New York University Public Law and Legal Theory Working Papers

Document Type

Article

Abstract

Taking as its point of departure, a Green Paper published by the UK government in 2008 urging greater emphasis on responsibilities, this essay considers various senses of "responsibility" that may be thought important in and around the topic of individual rights. Most likely, the authors of the Green Paper had in mind responsibilities that are correlative to rights and responsibilities that qualify rights or limit their exercise. But an additional idea - which has not been properly considered - is the idea of rights which ARE (in large part) responsibilities, rights which embody responsibilities. An obvious example is the right of a parent to bring up his or her child; it is certainly a right, but it makes reference to an important task that has to be fulfilled in society (the upbringing and nurture of this child) and it assigns that task as a responsibility to the parents and protects them in that assignment (while also supervising them in their performance of it).

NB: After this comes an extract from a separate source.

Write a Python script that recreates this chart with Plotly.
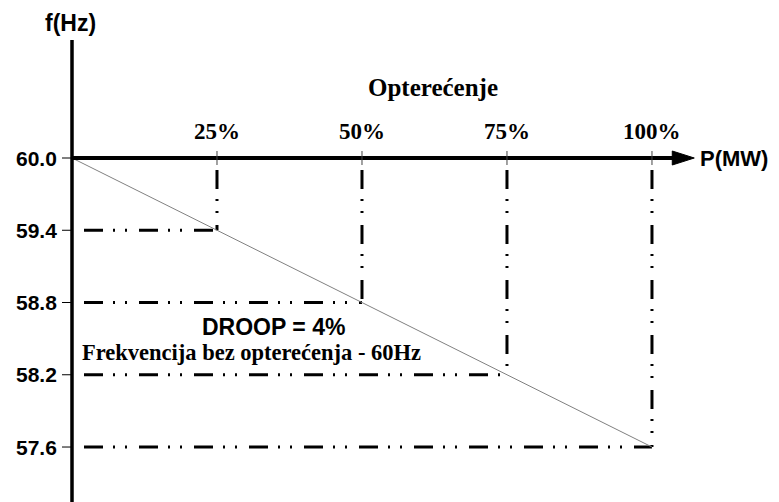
import plotly.graph_objects as go

# ---- data ----
load_pct = [25, 50, 75, 100]
freq_hz = [59.4, 58.8, 58.2, 57.6]
no_load_freq = 60.0
x_tick_labels = ["25%", "50%", "75%", "100%"]
y_tick_values = [60.0, 59.4, 58.8, 58.2, 57.6]
y_tick_labels = ["60.0", "59.4", "58.8", "58.2", "57.6"]
x_title = "Opterećenje"
y_title = "f(Hz)"
p_title = "P(MW)"
droop_text = "DROOP = 4%"
note_text = "Frekvencija bez opterećenja - 60Hz"

SANS = "Liberation Sans, Arial, sans-serif"
SERIF = "Liberation Serif, Times New Roman, serif"
DASH = "0px,12px,19px,10px,2px,10px,2px,0px"

fig = go.Figure()

# droop line
fig.add_trace(go.Scatter(
    x=[0] + load_pct, y=[no_load_freq] + freq_hz,
    mode="lines", line=dict(color="#808080", width=1),
    hoverinfo="skip", showlegend=False))

shapes = []
# guide lines
for p, f in zip(load_pct, freq_hz):
    shapes.append(dict(type="line", xref="x", yref="y", x0=p, x1=p, y0=no_load_freq, y1=f,
                       line=dict(color="black", width=3, dash=DASH), layer="below"))
    shapes.append(dict(type="line", xref="x", yref="y", x0=0, x1=p, y0=f, y1=f,
                       line=dict(color="black", width=3, dash=DASH), layer="below"))

# y axis line
shapes.append(dict(type="line", xref="x", yref="y", x0=0, x1=0, y0=57.0, y1=60.98,
                   line=dict(color="black", width=3.5)))
# x axis line
shapes.append(dict(type="line", xref="x", yref="y", x0=0, x1=104.5, y0=no_load_freq, y1=no_load_freq,
                   line=dict(color="black", width=4)))
# arrow head
shapes.append(dict(type="path", xref="x", yref="y", xsizemode="pixel", ysizemode="pixel",
                   xanchor=103.5, yanchor=no_load_freq,
                   path="M 0 -7 L 22 0 L 0 7 Z", fillcolor="black", line=dict(color="black", width=1)))
# y ticks
for v in y_tick_values:
    shapes.append(dict(type="line", xref="x", yref="y", xsizemode="pixel",
                       xanchor=0, x0=-10, x1=0, y0=v, y1=v,
                       line=dict(color="black", width=1)))
# x ticks
for p in load_pct:
    shapes.append(dict(type="line", xref="x", yref="y", ysizemode="pixel",
                       yanchor=no_load_freq, y0=-7, y1=7, x0=p, x1=p,
                       line=dict(color="#444", width=1)))

annotations = []
for v, t in zip(y_tick_values, y_tick_labels):
    annotations.append(dict(x=0, y=v, xref="x", yref="y", text=t, showarrow=False,
                            xanchor="right", yanchor="middle", xshift=-13,
                            font=dict(family=SANS, size=21, color="black", weight="bold")))
for p, t in zip(load_pct, x_tick_labels):
    annotations.append(dict(x=p, y=no_load_freq, xref="x", yref="y", text=t, showarrow=False,
                            xanchor="center", yanchor="middle", yshift=27,
                            font=dict(family=SERIF, size=23, color="black", weight="bold")))
annotations.append(dict(x=62.2, y=no_load_freq, xref="x", yref="y", text=x_title, showarrow=False,
                        xanchor="center", yanchor="middle", yshift=71,
                        font=dict(family=SERIF, size=25, color="black", weight="bold")))
annotations.append(dict(x=0, y=1, xref="x", yref="paper", text=y_title, showarrow=False,
                        xanchor="center", yanchor="top", yshift=0, xshift=-2,
                        font=dict(family=SANS, size=23, color="black", weight="bold")))
annotations.append(dict(x=0.886, y=no_load_freq, xref="paper", yref="y", text=p_title, showarrow=False,
                        xanchor="left", yanchor="middle",
                        font=dict(family=SANS, size=22, color="black", weight="bold")))
annotations.append(dict(x=34.8, y=58.597, xref="x", yref="y", text=droop_text, showarrow=False,
                        xanchor="center", yanchor="middle",
                        font=dict(family=SANS, size=23, color="black", weight="bold")))
annotations.append(dict(x=30.9, y=58.381, xref="x", yref="y", text=note_text, showarrow=False,
                        xanchor="center", yanchor="middle",
                        font=dict(family=SERIF, size=22.5, color="black", weight="bold")))

# page body has an 8px margin: ranges are set so the drawn marks land on the reference's pixels
fig.update_layout(
    width=779, height=502,
    margin=dict(l=0, r=0, t=0, b=0),
    paper_bgcolor="white", plot_bgcolor="white",
    xaxis=dict(visible=False, range=[-11.034, 123.28]),
    yaxis=dict(visible=False, range=[57.077, 61.2456]),
    shapes=shapes, annotations=annotations, showlegend=False,
)

fig.write_html("out.html")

Once you start thinking in these terms, many rights or claims of right have this structure: think, for example, of the right of gay people to serve in the military; or, from an earlier period, the right of women to serve on juries. In exploring this conception of "responsibility-rights," I relate it to the topic of dignity, inasmuch as the human dignity principle retains some aspects of dignity's earlier association with rank and role. I consider the possibility that human dignity generally can be understood as a source of responsibilities as well as rights, or - along the lines of my conception - as a source of protected normative positions which comprise elements of both. I don't suggest that all rights have this form, but I believe it is a highly illuminating conception nonetheless.